The Engine Behind the Insight

Cape Verde held European champions Spain to a goalless draw, and then followed up with another point against Uruguay. Egypt claimed their first ever World Cup victory. Canada put six past Qatar. Messi has surpassed the all-time World Cup scoring record with 5 goals in 2 games. It’s a reminder of sports’ inherent uncertainty – the very reason we love it, and further proof that no matter how much preparation you do, there will always be a critical need to react to live events. The stories betting markets prepare for are buried in squad depth data, tactical mismatches, and historical patterns that exist before kick-off but only surfaced for customers whose operators had the infrastructure and the player props markets to find and deliver them in time.

We already know that tournament engagement lives and dies by the content supporting it. The real challenge, and where the competitive advantage sits, is executing that content at the speed, quality and scale that the tournament demands.

The Final Group Stage Test

This week, the tournament reaches its most operationally demanding phase. Twelve groups resolve over four days, with simultaneous kick-offs across every group’s final fixtures. On a single evening, the results in one group can reshape qualification permutations in another, with the modified tournament structure leaving 495 different possible combinations for which third-placed teams advance and where they land in the bracket.

For a betting operator, this is the moment where the gap between “having content” and “having a system” becomes commercially visible. Consider what’s required: before those simultaneous kick-offs, a customer needs to understand not just who is playing, but what each team needs, what the permutations mean for the match they’re watching, and how it connects to the broader tournament picture. To do this at scale a multi stage validator, with the ability to hard block certain styles and check for hallucinations it will ensure that through each stage quality is ensured. After kick-off, live scenarios shift with every goal scored across multiple venues. A goal in Dallas changes the stakes in Kansas City. A red card in Houston rewrites the narrative in Guadalajara.

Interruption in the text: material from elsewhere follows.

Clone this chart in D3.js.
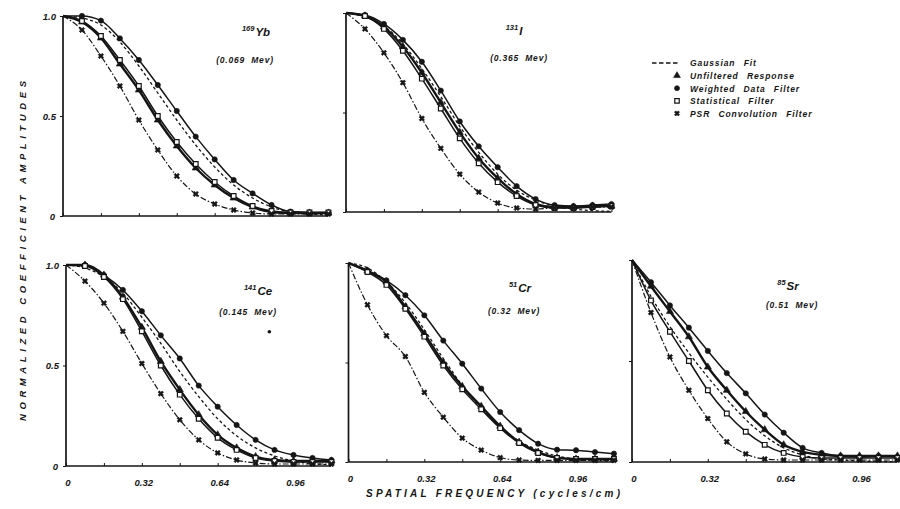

Few editorial teams can produce, update, and distribute that volume of contextual content pre-match. Fewer, if any, can do it in-live. The maths simply doesn’t work. What does work is a system where sporting intelligence, data infrastructure, and AI-driven production operate as a single engine.

Empowering The Team, Not Replacing It

There is a reasonable scepticism in the industry about what “AI-powered content” actually means in practice. Too often it means templated output with a generative veneer: the same preview, slightly reworded, pushed across every fixture. That’s not what drives betting activity.

Consider what a content team faces on a World Cup matchday: up to six fixtures, each best delivered with pre-match context, live narrative updates, and post-match reaction. When you combine these three avenues of engagement, each requiring a nuanced style, length and context this could be more than 20 pieces of high quality personalised content, every day, for nearly three weeks of a group stage, the shift is operational. The variance of output required is worth noting, the goal that changes a group’s qualification picture, or the injury that reshapes a futures market overnight. No editorial team can sustain that output manually without either burning out or defaulting to the generic content that fails to move the needle. 

The alternative is a system that handles the heavy lifting of data retrieval, pattern recognition, and contextual assembly, then hands a near-finished product to a human editor who applies judgement, sharpens the angle, and ensures the “so what” lands using their knowledge of your audience. The editorial team’s role shifts from researcher to curator: instead of spending two hours building a preview or post-match debrief from scratch, they spend ten minutes refining one.

That changes what’s possible in-play as well. When a goal is scored in Houston that alters Group H’s qualification picture, a system built on live data and projection models can recalculate the permutations instantly and generate updated content for every affected fixture. A human team reacting to the same event is still pulling up the group table while the moment passes. The speed difference isn’t marginal. In a betting environment where the window between event and wager is measured in seconds, it’s the difference between content that influences a decision and content that arrives after one has already been made.

Technologies are also what makes these processes repeatable. The same system that surfaces World Cup narratives for one match, can cover all matches. They can also be redirected to different competitions or even different sports where the challenge is the same: too many fixtures, not enough hours, and customers who will only engage if the content earns their attention. They are also a cornerstone of personalisation, assuming the intention is to serve customers with content bespoke to them, as opposed to just changing the tone of voice. 

Beyond the Final Whistle

The World Cup ends on July 19th. The infrastructure doesn’t. Every model calibrated, every content pipeline built, every integration between sporting intelligence and automated production, these are assets which can persist. The operator who invests now isn’t buying six weeks of World Cup content. They’re laying the foundations for institutional IP that transforms how they engage with customers.